“Now,” said she, “we can go on.”

THÉOPHILE GAUTIER, LOVER OF BEAUTY

While one is reading the tales of Gautier, he feels himself to be in a playhouse, confronted by a bewildering array of stage-settings, incredibly correct in detail and grouping, oppressively rich in appointment, and colorful—always colorful. At times characters are felt to be subordinated to background, yet these surroundings are so picturesque—or better, perhaps, so pictorial—that they furnish contrasts and harmonies which bring out rather than overpower the people who move amidst this very forest of accessory riches.

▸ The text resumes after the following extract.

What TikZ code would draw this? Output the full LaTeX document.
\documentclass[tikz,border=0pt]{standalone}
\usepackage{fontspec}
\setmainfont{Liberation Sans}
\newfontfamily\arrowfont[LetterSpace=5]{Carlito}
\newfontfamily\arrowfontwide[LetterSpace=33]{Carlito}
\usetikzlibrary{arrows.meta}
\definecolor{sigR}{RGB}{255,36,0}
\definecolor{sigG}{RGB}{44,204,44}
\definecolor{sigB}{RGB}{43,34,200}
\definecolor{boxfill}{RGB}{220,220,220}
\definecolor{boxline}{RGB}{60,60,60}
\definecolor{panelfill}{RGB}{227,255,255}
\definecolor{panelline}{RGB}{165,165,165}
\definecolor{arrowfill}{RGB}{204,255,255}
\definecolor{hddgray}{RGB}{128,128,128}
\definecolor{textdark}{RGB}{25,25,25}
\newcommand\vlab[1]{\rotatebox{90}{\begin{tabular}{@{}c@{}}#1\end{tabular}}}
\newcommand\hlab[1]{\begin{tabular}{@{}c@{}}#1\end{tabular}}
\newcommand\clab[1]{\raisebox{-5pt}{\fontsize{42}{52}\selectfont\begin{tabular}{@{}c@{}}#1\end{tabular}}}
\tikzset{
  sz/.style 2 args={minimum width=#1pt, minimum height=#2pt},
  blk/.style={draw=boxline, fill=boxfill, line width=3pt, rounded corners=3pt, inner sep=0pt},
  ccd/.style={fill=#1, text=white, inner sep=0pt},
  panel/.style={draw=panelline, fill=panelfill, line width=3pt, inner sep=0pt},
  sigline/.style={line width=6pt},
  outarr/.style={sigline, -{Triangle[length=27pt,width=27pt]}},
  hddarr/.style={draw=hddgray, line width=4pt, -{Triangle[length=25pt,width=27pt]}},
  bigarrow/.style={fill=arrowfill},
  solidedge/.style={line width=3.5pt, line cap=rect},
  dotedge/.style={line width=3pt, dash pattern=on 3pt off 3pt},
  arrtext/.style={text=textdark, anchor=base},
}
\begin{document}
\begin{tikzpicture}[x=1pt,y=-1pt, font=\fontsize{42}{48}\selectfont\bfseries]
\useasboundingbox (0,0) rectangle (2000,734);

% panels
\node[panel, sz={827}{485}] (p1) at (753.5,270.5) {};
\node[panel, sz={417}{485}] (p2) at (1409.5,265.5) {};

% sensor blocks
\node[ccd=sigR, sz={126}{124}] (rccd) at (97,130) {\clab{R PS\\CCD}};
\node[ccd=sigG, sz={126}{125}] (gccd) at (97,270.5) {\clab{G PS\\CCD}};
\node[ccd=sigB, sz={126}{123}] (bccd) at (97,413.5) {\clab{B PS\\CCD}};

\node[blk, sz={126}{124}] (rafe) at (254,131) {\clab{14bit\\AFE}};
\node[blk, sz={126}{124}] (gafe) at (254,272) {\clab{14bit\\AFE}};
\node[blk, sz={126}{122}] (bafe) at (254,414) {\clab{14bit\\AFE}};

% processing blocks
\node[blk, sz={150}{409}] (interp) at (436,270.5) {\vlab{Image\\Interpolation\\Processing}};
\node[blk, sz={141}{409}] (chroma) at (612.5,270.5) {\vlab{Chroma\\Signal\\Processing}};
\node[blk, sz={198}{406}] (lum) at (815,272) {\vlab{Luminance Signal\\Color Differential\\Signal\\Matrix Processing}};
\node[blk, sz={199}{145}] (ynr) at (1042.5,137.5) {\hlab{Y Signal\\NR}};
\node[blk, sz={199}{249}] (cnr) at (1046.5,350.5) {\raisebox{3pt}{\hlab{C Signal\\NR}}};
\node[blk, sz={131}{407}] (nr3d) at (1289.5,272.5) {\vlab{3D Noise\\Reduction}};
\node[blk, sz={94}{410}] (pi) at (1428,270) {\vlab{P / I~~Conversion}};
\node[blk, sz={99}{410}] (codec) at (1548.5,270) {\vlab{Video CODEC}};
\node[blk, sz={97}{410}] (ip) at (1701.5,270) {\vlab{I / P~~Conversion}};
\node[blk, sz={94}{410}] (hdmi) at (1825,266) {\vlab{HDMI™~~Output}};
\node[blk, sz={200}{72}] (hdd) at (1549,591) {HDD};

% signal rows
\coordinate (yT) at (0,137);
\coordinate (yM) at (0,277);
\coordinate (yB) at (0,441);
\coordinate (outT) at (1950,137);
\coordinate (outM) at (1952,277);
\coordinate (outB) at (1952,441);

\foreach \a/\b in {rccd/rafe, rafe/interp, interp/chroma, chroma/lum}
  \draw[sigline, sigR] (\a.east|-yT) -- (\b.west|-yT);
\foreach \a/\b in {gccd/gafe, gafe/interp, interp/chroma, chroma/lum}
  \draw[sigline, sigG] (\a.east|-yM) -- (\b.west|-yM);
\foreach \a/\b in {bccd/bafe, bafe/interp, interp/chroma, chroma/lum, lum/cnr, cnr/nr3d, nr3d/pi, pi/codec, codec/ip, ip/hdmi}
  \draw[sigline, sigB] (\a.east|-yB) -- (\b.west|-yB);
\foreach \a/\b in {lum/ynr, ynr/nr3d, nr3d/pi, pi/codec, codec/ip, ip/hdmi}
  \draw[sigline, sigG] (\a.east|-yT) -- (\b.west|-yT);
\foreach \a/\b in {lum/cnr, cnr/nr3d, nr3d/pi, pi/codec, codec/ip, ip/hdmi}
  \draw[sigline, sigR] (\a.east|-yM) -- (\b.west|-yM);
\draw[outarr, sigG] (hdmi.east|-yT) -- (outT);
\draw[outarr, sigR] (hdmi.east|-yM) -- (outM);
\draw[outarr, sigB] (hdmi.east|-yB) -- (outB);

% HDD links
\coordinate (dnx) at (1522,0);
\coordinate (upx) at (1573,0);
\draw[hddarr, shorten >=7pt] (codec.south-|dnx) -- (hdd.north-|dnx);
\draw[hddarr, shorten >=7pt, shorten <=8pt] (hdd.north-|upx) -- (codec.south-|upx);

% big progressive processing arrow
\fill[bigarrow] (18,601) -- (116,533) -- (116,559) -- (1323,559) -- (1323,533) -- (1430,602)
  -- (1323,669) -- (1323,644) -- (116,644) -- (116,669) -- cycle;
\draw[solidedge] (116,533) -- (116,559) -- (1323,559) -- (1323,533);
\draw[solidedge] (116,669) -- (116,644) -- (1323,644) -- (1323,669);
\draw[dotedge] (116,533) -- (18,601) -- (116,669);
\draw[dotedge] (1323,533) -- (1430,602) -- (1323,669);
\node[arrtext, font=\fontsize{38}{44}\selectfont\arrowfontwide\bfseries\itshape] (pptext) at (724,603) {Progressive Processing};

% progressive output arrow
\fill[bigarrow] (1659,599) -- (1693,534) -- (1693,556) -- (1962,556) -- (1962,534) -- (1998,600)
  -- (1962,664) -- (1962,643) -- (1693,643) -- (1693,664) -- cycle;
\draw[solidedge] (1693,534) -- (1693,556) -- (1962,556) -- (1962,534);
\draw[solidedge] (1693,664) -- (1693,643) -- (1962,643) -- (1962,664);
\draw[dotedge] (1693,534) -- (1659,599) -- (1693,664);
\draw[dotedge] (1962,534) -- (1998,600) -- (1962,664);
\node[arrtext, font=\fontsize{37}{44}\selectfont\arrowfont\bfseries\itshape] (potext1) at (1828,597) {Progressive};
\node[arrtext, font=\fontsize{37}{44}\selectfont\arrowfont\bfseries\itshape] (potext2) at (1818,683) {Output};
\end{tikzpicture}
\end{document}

An examination of Gautier the man, both temperamentally and as his life was lived—if, indeed, there can be such a distinction—at once provides an explanation of this pervading love for setting: he was a passionate lover of the beautiful, and he was a persistent traveller in quest of things beautiful to look upon.

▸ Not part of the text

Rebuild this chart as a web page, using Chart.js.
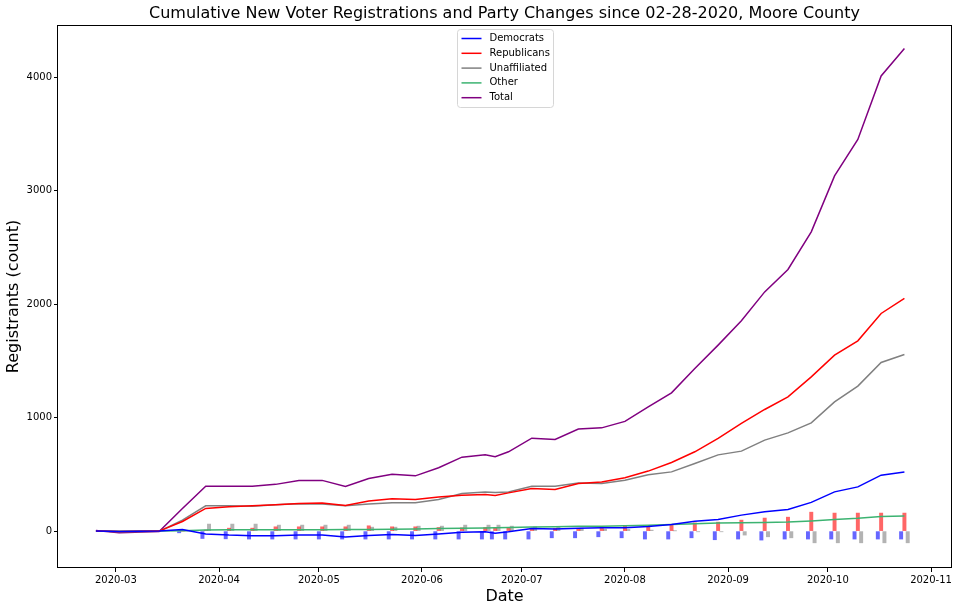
<!DOCTYPE html>
<html>
<head>
<meta charset="utf-8">
<title>Moore County voter registrations</title>
<script src="https://cdn.jsdelivr.net/npm/chart.js@4.4.1/dist/chart.umd.min.js"></script>
<style>
    body { margin: 0; background: #fff; }
    #wrap { width: 960px; height: 611px; }
</style>
</head>
<body>
<div id="wrap"><canvas id="regChart" width="960" height="611"></canvas></div>
<script>
/*== data ==*/
const dates = ['2020-02-24', '2020-03-02', '2020-03-14', '2020-03-21', '2020-03-28', '2020-04-04',
    '2020-04-11', '2020-04-18', '2020-04-25', '2020-05-02', '2020-05-09', '2020-05-16', '2020-05-23',
    '2020-05-30', '2020-06-06', '2020-06-13', '2020-06-20', '2020-06-23', '2020-06-27', '2020-07-04',
    '2020-07-11', '2020-07-18', '2020-07-25', '2020-08-01', '2020-08-08', '2020-08-15', '2020-08-22',
    '2020-08-29', '2020-09-05', '2020-09-12', '2020-09-19', '2020-09-26', '2020-10-03', '2020-10-10',
    '2020-10-17', '2020-10-24'];

const democrats = [2, -3, 0, 15, -25, -35, -40, -40, -35, -35, -52, -38, -30, -38, -25, -10, -6, -18,
    -6, 24, 18, 26, 29, 29, 40, 59, 88, 103, 141, 170, 191, 253, 346, 390, 493, 522];
const republicans = [0, -4, 0, 85, 200, 214, 223, 232, 244, 247, 225, 265, 285, 279, 300, 317, 323, 315,
    337, 376, 367, 420, 432, 470, 529, 605, 699, 817, 949, 1072, 1183, 1359, 1551, 1677, 1918, 2050];
const unaffiliated = [3, -5, -2, 97, 223, 223, 220, 232, 241, 238, 223, 238, 251, 251, 278, 332, 344, 341,
    344, 396, 396, 423, 420, 449, 496, 522, 596, 672, 705, 802, 866, 954, 1139, 1278, 1486, 1557];
const other = [0, -2, 0, 3, 10, 11, 12, 12, 13, 13, 14, 15, 16, 18, 22, 26, 28, 29, 31, 36, 38, 42, 44,
    47, 52, 58, 66, 71, 74, 76, 80, 90, 103, 113, 128, 134];
const total = [5, -14, -3, 200, 396, 396, 396, 412, 447, 447, 394, 464, 502, 487, 558, 652, 672, 655, 699,
    819, 808, 899, 910, 967, 1095, 1219, 1433, 1639, 1853, 2108, 2306, 2637, 3130, 3451, 4011, 4253];

// weekly party changes (bars), from 03-21 on
const changeDates = dates.slice(3);
const demChange = [-15, -65, -68, -70, -70, -70, -70, -70, -70, -70, -70, -70, -70, -70, -70, -70,
    -70, -59, -59, -50, -59, -70, -70, -59, -76, -70, -79, -70, -70, -70, -70, -70, -70];
const repChange = [0, 9, 26, 26, 38, 38, 38, 38, 47, 38, 38, 32, 29, 32, 32, 32, 24, 24, 24, 24, 44,
    38, 59, 73, 79, 97, 115, 123, 167, 159, 159, 159, 159];
const unaChange = [0, 62, 62, 62, 53, 53, 53, 53, 35, 35, 44, 44, 53, 53, 53, 44, 38, 38, 26, 18, 15,
    9, 2, -6, -6, -35, -50, -59, -103, -103, -103, -103, -103];

const monthTicks = ['2020-03-01', '2020-04-01', '2020-05-01', '2020-06-01', '2020-07-01', '2020-08-01',
    '2020-09-01', '2020-10-01', '2020-11-01'];
const countTicks = [0, 1000, 2000, 3000, 4000];

function dayNum(s) {
    const p = s.split('-');
    return Date.UTC(+p[0], +p[1] - 1, +p[2]) / 86400000;
}

function toPoints(ds, vals) {
    return ds.map((d, i) => ({x: dayNum(d), y: vals[i]}));
}

function monthLabel(v) {
    const d = new Date(Math.round(v) * 86400000);
    return d.getUTCFullYear() + '-' + String(d.getUTCMonth() + 1).padStart(2, '0');
}

function lineSet(label, vals, color, order) {
    return {
        type: 'line',
        label: label,
        data: toPoints(dates, vals),
        borderColor: color,
        backgroundColor: color,
        borderWidth: 1.5,
        pointRadius: 0,
        tension: 0,
        order: order
    };
}

function barSet(label, vals, color) {
    return {
        type: 'bar',
        label: label,
        data: toPoints(changeDates, vals),
        backgroundColor: color,
        borderWidth: 0,
        barThickness: 3.3,
        order: 10
    };
}

/*== frame, title and the boxed legend inside the plot ==*/
const mplLook = {
    id: 'mplLook',
    afterDatasetsDraw(chart) {
        const {ctx, chartArea: a} = chart;
        ctx.save();
        ctx.strokeStyle = '#000';
        ctx.lineWidth = 1;
        ctx.strokeRect(Math.round(a.left) - 0.5, Math.round(a.top) + 0.5,
            Math.round(a.right - a.left) + 1, Math.round(a.bottom - a.top) - 1);

        // legend
        const items = chart.data.datasets.filter(d => d.type === 'line');
        const boxW = 96, boxH = 78, rowH = 14.8;
        const bx = Math.round((a.left + a.right) / 2 - boxW / 2) + 0.5;
        const by = a.top + 4.5;
        ctx.beginPath();
        ctx.roundRect(bx, by, boxW, boxH, 3);
        ctx.fillStyle = 'rgba(255,255,255,0.8)';
        ctx.fill();
        ctx.strokeStyle = '#d6d6d6';
        ctx.stroke();
        ctx.font = '10px "DejaVu Sans"';
        ctx.textBaseline = 'middle';
        ctx.textAlign = 'left';
        items.forEach((d, i) => {
            const y = by + 9 + i * rowH;
            ctx.beginPath();
            ctx.moveTo(bx + 4, y);
            ctx.lineTo(bx + 24, y);
            ctx.strokeStyle = d.borderColor;
            ctx.lineWidth = 1.5;
            ctx.stroke();
            ctx.fillStyle = '#000';
            ctx.fillText(d.label, bx + 32, y);
        });

        // title
        ctx.font = '16px "DejaVu Sans"';
        ctx.textAlign = 'center';
        ctx.fillStyle = '#000';
        ctx.fillText('Cumulative New Voter Registrations and Party Changes since 02-28-2020, Moore County',
            (a.left + a.right) / 2, 14);
        ctx.restore();
    }
};

Chart.defaults.font.family = '"DejaVu Sans"';
Chart.defaults.font.size = 10;
Chart.defaults.color = '#000';

const ctx = document.getElementById('regChart').getContext('2d');

const regChart = new Chart(ctx, {
    type: 'line',
    data: {
        datasets: [
            lineSet('Democrats', democrats, '#0000ff', 1),
            lineSet('Republicans', republicans, '#ff0000', 1),
            lineSet('Unaffiliated', unaffiliated, '#808080', 1),
            lineSet('Other', other, '#3cb371', 1),
            lineSet('Total', total, '#800080', 1),
            barSet('Democrat changes', demChange, 'rgba(0,0,255,0.6)'),
            barSet('Republican changes', repChange, 'rgba(255,0,0,0.6)'),
            barSet('Unaffiliated changes', unaChange, 'rgba(128,128,128,0.6)')
        ]
    },
    options: {
        responsive: false,
        animation: false,
        events: [],
        layout: {
            padding: {top: 25, right: 9, left: 0, bottom: 0}
        },
        scales: {
            x: {
                type: 'linear',
                offset: false,
                min: dayNum('2020-03-01') - 17.4,
                max: dayNum('2020-03-01') + 251,
                afterFit: s => { s.height = 43; },
                afterBuildTicks: s => { s.ticks = monthTicks.map(m => ({value: dayNum(m)})); },
                grid: {display: true, offset: false, drawOnChartArea: false, drawTicks: true, tickLength: 4, color: '#000'},
                border: {display: false},
                ticks: {
                    autoSkip: false,
                    maxRotation: 0,
                    padding: 2,
                    callback: v => monthLabel(v)
                },
                title: {
                    display: true,
                    text: 'Date',
                    font: {size: 16},
                    padding: {top: 0, bottom: 5}
                }
            },
            y: {
                type: 'linear',
                min: -325,
                max: 4460,
                afterFit: s => { s.width = 58; },
                afterBuildTicks: s => { s.ticks = countTicks.map(v => ({value: v})); },
                grid: {display: true, offset: false, drawOnChartArea: false, drawTicks: true, tickLength: 4, color: '#000'},
                border: {display: false},
                ticks: {
                    padding: 2,
                    callback: v => String(v)
                },
                title: {
                    display: true,
                    text: 'Registrants (count)',
                    font: {size: 16},
                    padding: {top: 4, bottom: 0}
                }
            }
        },
        plugins: {
            legend: {display: false},
            title: {display: false},
            tooltip: {enabled: false}
        }
    },
    plugins: [mplLook]
});
</script>
</body>
</html>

To speak of an artist, whether in pigments, marbles, or words, as a lover of the beautiful will at once suggest to the “practical” reader a deep-eyed dreamer with soulful, upturned look, devoid of humour, and affecting a Bunthorne stride. Not so Gautier. Robust of body, almost coarse of physiognomy, and bubbling with life, he could mix his colors with humor, tone his admirations with censure, charge his prodigious memory with endless detail, and train his observation to the minutest accuracy. There was something sensual as well as sensuous in his mind, and he was saved from grovelling only by the dominance of that subtle perception and admiration for the beautiful in all its phases, which challenges continual comment in any consideration of the man and his work. Gautier was esthetic without being an esthete, witty yet not a wit, sentient but not sentimental, sensual though not gross.


A journey to the heart of Gautier leads by way of his outward life.

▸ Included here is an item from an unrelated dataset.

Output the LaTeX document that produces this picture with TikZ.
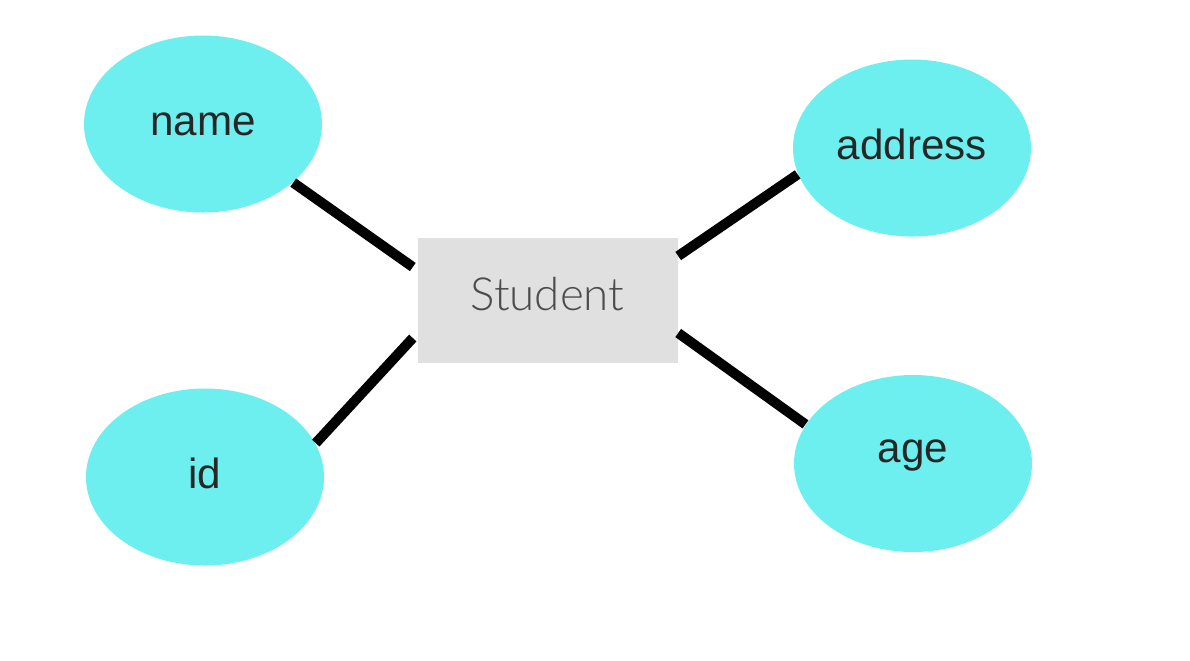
\documentclass[tikz,border=0pt]{standalone}
\usepackage{fontspec}
\setmainfont{Liberation Sans}
\newfontfamily\stufont{Lato}[UprightFont=* Light]
\usepackage{tikz}
\usetikzlibrary{shapes.geometric,positioning}
\definecolor{attrcyan}{HTML}{6DEFF0}
\definecolor{entgray}{HTML}{E0E0E0}

\begin{document}
\begin{tikzpicture}[
    attr/.style={ellipse,fill=attrcyan,inner sep=0pt,minimum width=2.38cm,minimum height=1.77cm,
                 font=\fontsize{12}{14}\selectfont,text=black!85,text height=0.22cm,text depth=0pt},
    entity/.style={rectangle,fill=entgray,minimum width=2.6cm,minimum height=1.25cm,
                   font=\stufont\fontsize{13}{15}\selectfont,text=black!70},
    link/.style={line width=2.85pt,black}]
   \useasboundingbox (0,0) rectangle (11.9,-6.6);
   % entity and its attributes
   \node[entity,text depth=0.13cm] (stu) at (5.475,-3.005) {Student};
   \node[attr] (name) at (2.03,-1.24) {name};
   \node[attr] (id) at (2.05,-4.77) {id};
   \node[attr] (address) at (9.12,-1.48) {address};
   \node[attr,text depth=0.24cm] (age) at (9.13,-4.635) {age};
   % end points on the box
   \coordinate (nameEnd) at ([xshift=-0.04cm,yshift=0.335cm]stu.west);
   \coordinate (idEnd) at ([xshift=-0.04cm,yshift=-0.375cm]stu.west);
   \coordinate (addressEnd) at ([yshift=0.445cm]stu.east);
   \coordinate (ageEnd) at ([yshift=-0.325cm]stu.east);
   \path[link]
    (name.-33) edge (nameEnd)
    (id.17) edge (idEnd)
    (address.193) edge (addressEnd)
    (age.160) edge (ageEnd);
\end{tikzpicture}
\end{document}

Tarbes, in the south of France, Department of the Hautes-Pyrénées, was the place of his birth, August 31, 1811. Jean-Pierre Gautier, his father, was in the revenue service, and an ardent royalist. He hailed from the Avignon of the Popes that Alphonse Daudet has chronicled so delightfully. Our author’s mother, Adélaïde-Antoinette Cocard, was a tailor’s daughter, and a noted beauty, whose sister had married into the nobility.

When Théophile was only three years old, his parents removed to Paris, but even at that elastic age the lad retained his love for the South, and, like his father, often repined for its warmth and color. He was a precocious youngster, beginning at five to devour books—Paul and Virginia and Robinson Crusoe among others.

The inevitable Lycée Louis-le-Grand was his academy, and by no means a happy prison it proved for the impressionable child, so poetic in temperament. Fortunately, his father soon took him home and entered him as a day-pupil elsewhere.